Ibhayibheli Liyindlela is an album by the South African isicathamiya group Ladysmith Black Mambazo. It was released in 1984 and was a religious release focusing on songs such as "Ujesu Wami" ("My Jesus") and "Ibhayibheli Lami" ("My Bible"). The album (#BL 472) was recorded on March 7, 1984, and released on March 26 of that year.
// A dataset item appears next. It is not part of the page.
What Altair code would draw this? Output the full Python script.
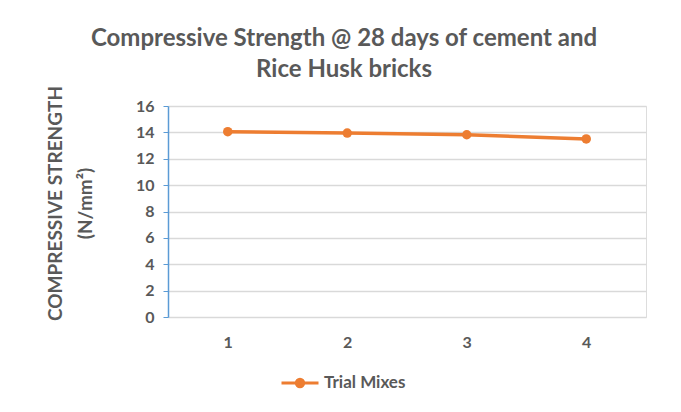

The members who sang in the Ibhayibheli Liyindlela album were Albert Mazibuko Funokwakhe Mazibuko Ben Shabalala Jockey Shabalala Fikile Groonwell Khumalo Abednego Mazibuko Joseph Shabalala Milton Mazibuko Headman Shabalala Patrick Zondo Russell Mthembu Jabulani Dubazana

==Track listing==
1. "Kuzohlatshelelwa" (There will be singing)
2. "Ibhayibheli Lami" ("My Bible")
3. "Umthombo Wegazi" ("The Well of Blood")
4. "Ngeke Ngiphinde" (“I Will Never Again”)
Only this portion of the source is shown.